>>>

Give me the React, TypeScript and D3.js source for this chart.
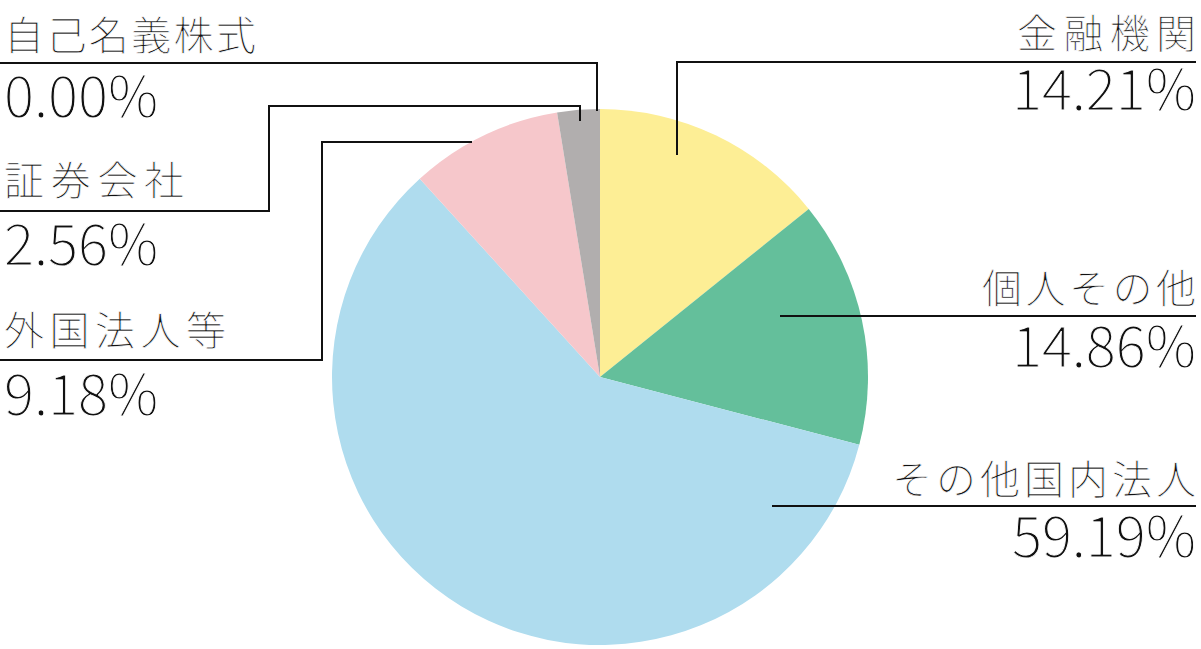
import React, { useEffect } from "react";
import * as d3 from "d3";

const categories = ["金融機関", "個人その他", "その他国内法人", "外国法人等", "証券会社", "自己名義株式"];
const values = [14.21, 14.86, 59.19, 9.18, 2.56, 0.0];
const colors = ["#fdee95", "#64bf9b", "#afdcee", "#f6c7cb", "#b1aeae", "#b1aeae"];

const W = 1201;
const H = 649;
const cx = 600;
const cy = 377;
const R = 268;

type Label = {
  side: "left" | "right";
  nameY: number;
  valueY: number;
  ls: number;
  path: [number, number][];
};
const labels: Label[] = [
  { side: "right", nameY: 48, valueY: 110, ls: 6.3, path: [[1196, 62], [677, 62], [677, 155]] },
  { side: "right", nameY: 303, valueY: 367, ls: 3.5, path: [[1196, 316], [780, 316]] },
  { side: "right", nameY: 494, valueY: 557, ls: 4, path: [[1196, 506], [772, 506]] },
  { side: "left", nameY: 345, valueY: 415, ls: 5.5, path: [[0, 360], [322, 360], [322, 142], [472, 142]] },
  { side: "left", nameY: 195, valueY: 265, ls: 6.7, path: [[0, 211], [269, 211], [269, 106], [580, 106], [580, 121]] },
  { side: "left", nameY: 50, valueY: 117, ls: 2.4, path: [[0, 63], [597, 63], [597, 111]] },
];

export default function App() {
  useEffect(() => {
    document.body.style.margin = "0";
  }, []);
  const pie = d3.pie<number>().sort(null).value((d) => d)(values);
  const arc = d3.arc<d3.PieArcDatum<number>>().innerRadius(0).outerRadius(R);
  const line = d3.line();
  const font = "'Noto Sans CJK JP Light', 'Noto Sans CJK JP', 'Noto Sans', sans-serif";
  return (
    <svg width={W} height={H} style={{ display: "block" }}>
      <g transform={`translate(${cx},${cy})`}>
        {pie.map((p, i) =>
          p.endAngle - p.startAngle > 0 ? <path key={i} d={arc(p) || ""} fill={colors[i]} /> : null
        )}
      </g>
      {labels.map((l, i) => (
        <g key={i}>
          <path d={line(l.path) || ""} fill="none" stroke="#111" strokeWidth={2} />
          <text
            x={l.side === "right" ? 1196 + l.ls : 4}
            y={l.nameY}
            textAnchor={l.side === "right" ? "end" : "start"}
            fontFamily={font}
            fontWeight={300}
            fontSize={40}
            letterSpacing={l.ls}
            fill="#111"
            stroke="#fff"
            strokeWidth={0.7}
          >
            {categories[i]}
          </text>
          <text
            x={l.side === "right" ? 1196 : 4}
            y={l.valueY}
            textAnchor={l.side === "right" ? "end" : "start"}
            fontFamily={font}
            fontWeight={300}
            fontSize={56}
            fill="#111"
            stroke="#fff"
            strokeWidth={0.9}
          >
            {values[i].toFixed(2) + "%"}
          </text>
        </g>
      ))}
    </svg>
  );
}
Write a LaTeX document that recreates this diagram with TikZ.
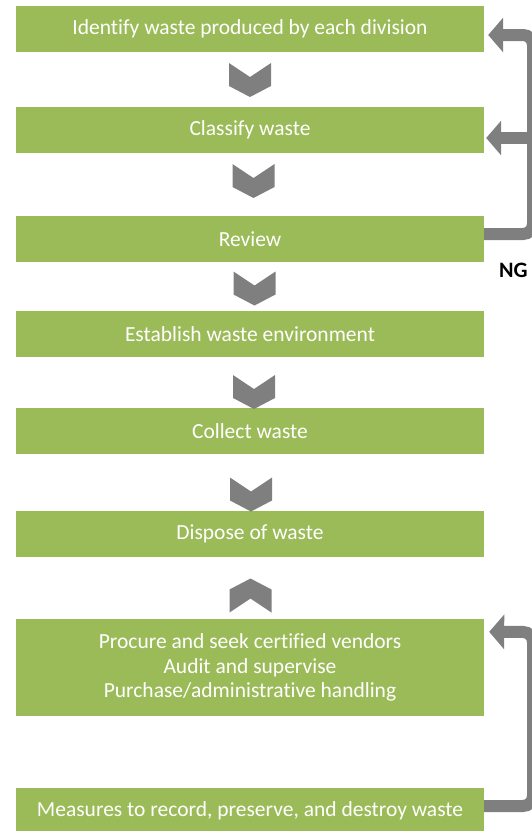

<<<

• TASK: Quote every line word for word and keep the images out of the copy.

• FINISHED EXERCISE:
Give me the React, TypeScript and D3.js source for this chart.
import React, { useEffect } from "react";
import * as d3 from "d3";

const categories = ["金融機関", "個人その他", "その他国内法人", "外国法人等", "証券会社", "自己名義株式"];
const values = [14.21, 14.86, 59.19, 9.18, 2.56, 0.0];
const colors = ["#fdee95", "#64bf9b", "#afdcee", "#f6c7cb", "#b1aeae", "#b1aeae"];

const W = 1201;
const H = 649;
const cx = 600;
const cy = 377;
const R = 268;

type Label = {
  side: "left" | "right";
  nameY: number;
  valueY: number;
  ls: number;
  path: [number, number][];
};
const labels: Label[] = [
  { side: "right", nameY: 48, valueY: 110, ls: 6.3, path: [[1196, 62], [677, 62], [677, 155]] },
  { side: "right", nameY: 303, valueY: 367, ls: 3.5, path: [[1196, 316], [780, 316]] },
  { side: "right", nameY: 494, valueY: 557, ls: 4, path: [[1196, 506], [772, 506]] },
  { side: "left", nameY: 345, valueY: 415, ls: 5.5, path: [[0, 360], [322, 360], [322, 142], [472, 142]] },
  { side: "left", nameY: 195, valueY: 265, ls: 6.7, path: [[0, 211], [269, 211], [269, 106], [580, 106], [580, 121]] },
  { side: "left", nameY: 50, valueY: 117, ls: 2.4, path: [[0, 63], [597, 63], [597, 111]] },
];

export default function App() {
  useEffect(() => {
    document.body.style.margin = "0";
  }, []);
  const pie = d3.pie<number>().sort(null).value((d) => d)(values);
  const arc = d3.arc<d3.PieArcDatum<number>>().innerRadius(0).outerRadius(R);
  const line = d3.line();
  const font = "'Noto Sans CJK JP Light', 'Noto Sans CJK JP', 'Noto Sans', sans-serif";
  return (
    <svg width={W} height={H} style={{ display: "block" }}>
      <g transform={`translate(${cx},${cy})`}>
        {pie.map((p, i) =>
          p.endAngle - p.startAngle > 0 ? <path key={i} d={arc(p) || ""} fill={colors[i]} /> : null
        )}
      </g>
      {labels.map((l, i) => (
        <g key={i}>
          <path d={line(l.path) || ""} fill="none" stroke="#111" strokeWidth={2} />
          <text
            x={l.side === "right" ? 1196 + l.ls : 4}
            y={l.nameY}
            textAnchor={l.side === "right" ? "end" : "start"}
            fontFamily={font}
            fontWeight={300}
            fontSize={40}
            letterSpacing={l.ls}
            fill="#111"
            stroke="#fff"
            strokeWidth={0.7}
          >
            {categories[i]}
          </text>
          <text
            x={l.side === "right" ? 1196 : 4}
            y={l.valueY}
            textAnchor={l.side === "right" ? "end" : "start"}
            fontFamily={font}
            fontWeight={300}
            fontSize={56}
            fill="#111"
            stroke="#fff"
            strokeWidth={0.9}
          >
            {values[i].toFixed(2) + "%"}
          </text>
        </g>
      ))}
    </svg>
  );
}
Write a LaTeX document that recreates this diagram with TikZ.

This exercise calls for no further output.